Siam Commercial Bank President Arak Sutivong believes DeFi needs a structure to integrate with the rest of the financial ecosystem.
Arak Sutivong, CEO of SCB 10X and President of Siam Commercial Bank (SCB), spoke about how one of the largest venture capital funds in Southeast Asia looks to the future of DeFi.
The derivatives market in the traditional market is valued at about $ 640 trillion (the value of outstanding derivatives contracts). Derivatives, which have gained particular popularity among investors and traders over the past 40 years, help fill the market with liquidity and hedge risks.
As the cryptocurrency market developed, derivatives linked to cryptocurrencies began to appear, but their more active use is hindered by the specificity of cryptocurrencies: high volatility, large spread between the buy and sell prices, excessive risks of complete loss of assets.
Due to these factors, there is a shortage of option sellers in the cryptocurrency market and too high premiums, which negate the whole point of using such derivatives. The DeFi sector and decentralized exchanges can be a stabilizing factor for the market.
In his opening remarks at the second annual DeFi SCB 10X Global Virtual Summit, REDeFiNE, Sutivong emphasized that the decentralized finance industry has “exploded into the mainstream in many ways.”
The DeFi sector has grown tenfold over the past six months, with more than $ 100 billion in the DeFi ecosystem this year. Sutivong said many other metrics, including user count, trading volume on decentralized exchanges and DApps development, are seeing “tremendous growth.”

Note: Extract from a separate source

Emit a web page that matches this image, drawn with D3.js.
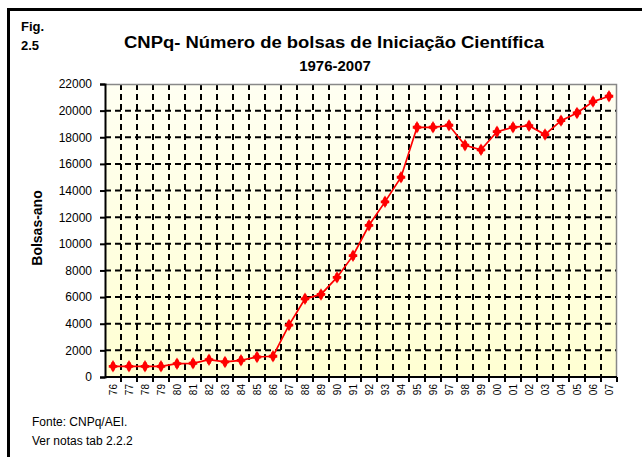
<!DOCTYPE html>
<html>
<head>
<meta charset="utf-8">
<script src="https://cdn.jsdelivr.net/npm/d3@7"></script>
<style>
  body { margin: 0; background: #fff; }
  svg { display: block; }
  text { font-family: "Liberation Sans", Arial, sans-serif; }
</style>
</head>
<body>
<div id="chart"></div>
<script>
const years = ["76","77","78","79","80","81","82","83","84","85","86","87","88","89","90","91",
  "92","93","94","95","96","97","98","99","00","01","02","03","04","05","06","07"];
const bolsas = [800, 800, 800, 800, 1000, 1030, 1300, 1130, 1250, 1500, 1560, 3900, 5870, 6200,
  7480, 9110, 11390, 13150, 15000, 18750, 18750, 18900, 17400, 17060, 18420, 18750, 18870,
  18200, 19250, 19820, 20680, 21080];
const yTicks = d3.range(0, 22001, 2000);

const W = 642, H = 457;
const margin = {top: 84, right: 25, bottom: 80, left: 105};
const width = W - margin.left - margin.right;
const height = H - margin.top - margin.bottom;

const svg = d3.select("#chart").append("svg")
  .attr("width", W)
  .attr("height", H);

// frame
svg.append("line").attr("x1", 7).attr("x2", W).attr("y1", 9.5).attr("y2", 9.5)
  .style("stroke", "#000").style("stroke-width", 3);
svg.append("line").attr("x1", 8.5).attr("x2", 8.5).attr("y1", 8).attr("y2", H)
  .style("stroke", "#000").style("stroke-width", 3);

svg.append("text").attr("x", 21).attr("y", 31).text("Fig.")
  .style("font-weight", "bold").style("font-size", "13px");
svg.append("text").attr("x", 21).attr("y", 50).text("2.5")
  .style("font-weight", "bold").style("font-size", "13px");

svg.append("text").attr("x", 334).attr("y", 48).attr("text-anchor", "middle")
  .attr("textLength", 420).attr("lengthAdjust", "spacingAndGlyphs")
  .text("CNPq- Número de bolsas de Iniciação Científica")
  .style("font-weight", "bold").style("font-size", "16px");
svg.append("text").attr("x", 335).attr("y", 71).attr("text-anchor", "middle")
  .text("1976-2007")
  .style("font-weight", "bold").style("font-size", "15px");

const defs = svg.append("defs");
const grad = defs.append("linearGradient").attr("id", "bg")
  .attr("x1", 0).attr("y1", 0).attr("x2", 0).attr("y2", 1);
grad.append("stop").attr("offset", "0%").attr("stop-color", "#fffff2");
grad.append("stop").attr("offset", "100%").attr("stop-color", "#ffffd2");

const g = svg.append("g")
  .attr("transform", "translate(" + margin.left + "," + margin.top + ")");

const x = d3.scaleBand()
  .domain(years)
  .range([0, width]);

const y = d3.scaleLinear()
  .domain([0, 22000])
  .range([height, 0]);

g.append("rect")
  .attr("width", width)
  .attr("height", height)
  .style("fill", "url(#bg)");

// grid
g.append("g")
  .attr("class", "hgrid")
  .selectAll("line")
  .data(yTicks.slice(1, -1))
  .enter().append("line")
  .attr("x1", 0).attr("x2", width)
  .attr("y1", d => y(d)).attr("y2", d => y(d))
  .style("stroke", "#000").style("stroke-width", 2)
  .style("stroke-dasharray", "6,4");

g.append("g")
  .attr("class", "vgrid")
  .selectAll("line")
  .data(years.slice(1))
  .enter().append("line")
  .attr("x1", d => x(d)).attr("x2", d => x(d))
  .attr("y1", 0).attr("y2", height)
  .style("stroke", "#000").style("stroke-width", 2)
  .style("stroke-dasharray", "6,4");

// plot border top/right
g.append("path")
  .attr("d", "M0,0.5H" + (width - 0.5) + "V" + height)
  .style("fill", "none").style("stroke", "#888").style("stroke-width", 1.5);

// axes
const yAxis = d3.axisLeft(y).tickValues(yTicks).tickSize(5).tickFormat(d3.format("d"));
const ya = g.append("g").attr("class", "y axis").call(yAxis);
ya.select(".domain").style("stroke-width", 2);
ya.selectAll(".tick line").style("stroke-width", 2);
ya.selectAll(".tick text").attr("x", -13)
  .style("font-size", "12px").style("font-family", "'Liberation Sans', Arial, sans-serif");

const xa = g.append("g")
  .attr("class", "x axis")
  .attr("transform", "translate(0," + height + ")");
xa.append("line").attr("x1", 0).attr("x2", width)
  .style("stroke", "#000").style("stroke-width", 2);
xa.selectAll(".xt")
  .data(years.slice(1).concat(["end"]))
  .enter().append("line")
  .attr("x1", (d, i) => i < years.length - 1 ? x(d) : width)
  .attr("x2", (d, i) => i < years.length - 1 ? x(d) : width)
  .attr("y1", 0).attr("y2", 5)
  .style("stroke", "#000").style("stroke-width", 2);
xa.selectAll("text")
  .data(years)
  .enter().append("text")
  .attr("transform", d => "translate(" + (x(d) + x.bandwidth() / 2 + 3.5) + ",7) rotate(-90)")
  .attr("text-anchor", "end")
  .text(d => d)
  .style("font-size", "10px");

svg.append("text")
  .attr("transform", "translate(42,228) rotate(-90)")
  .attr("text-anchor", "middle")
  .text("Bolsas-ano")
  .style("font-weight", "bold").style("font-size", "14px");

// series
const line = d3.line()
  .x((d, i) => x(years[i]) + x.bandwidth() / 2)
  .y(d => y(d));

g.append("path")
  .datum(bolsas)
  .attr("d", line)
  .style("fill", "none").style("stroke", "#ff0000").style("stroke-width", 1.7);

const marks = g.append("g").attr("class", "marks")
  .selectAll("g")
  .data(bolsas)
  .enter().append("g")
  .attr("transform", (d, i) => "translate(" + (x(years[i]) + x.bandwidth() / 2) + "," + y(d) + ")");
marks.append("path")
  .attr("d", d3.symbol(d3.symbolDiamond, 45))
  .style("fill", "#ff0000");
marks.append("path")
  .attr("d", d3.symbol(d3.symbolCross, 40))
  .style("fill", "#ff0000");

svg.append("text").attr("x", 32).attr("y", 426).text("Fonte: CNPq/AEI.")
  .style("font-size", "12px");
svg.append("text").attr("x", 32).attr("y", 445).text("Ver notas tab 2.2.2")
  .style("font-size", "12px");
</script>
</body>
</html>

However, despite the positive developments, the nascent industry “has some areas of concern, such as fraud, that we hear about in the press all the time, from industry players and regulators.”
In his opinion, solving this problem in the medium and long term presents certain problems:
“DeFi, by definition, cannot be fully regulated. Instead, there must be a foundation for integrating DeFi with the rest of the financial ecosystem. ”
Dr. Sutivong’s opinion on the DeFi regulatory approach was formed after a series of hostile regulatory interventions.
In early June, the World Economic Forum released a DeFi policy guide that recommended measures to reconcile competing needs such as decentralization and privacy while preventing illegal activities such as money laundering.
During the same period, Commissioner of the US Commodity Futures Trading Commission, Dan M. Berkovitz, stated that DeFi derivatives platforms may violate the country’s Mercantile Exchange Law and, therefore, be illegal.
New regulatory measures could significantly restrict the development of DeFi tools and entail significant costs for DeFi startups, preventing smaller players from entering the market.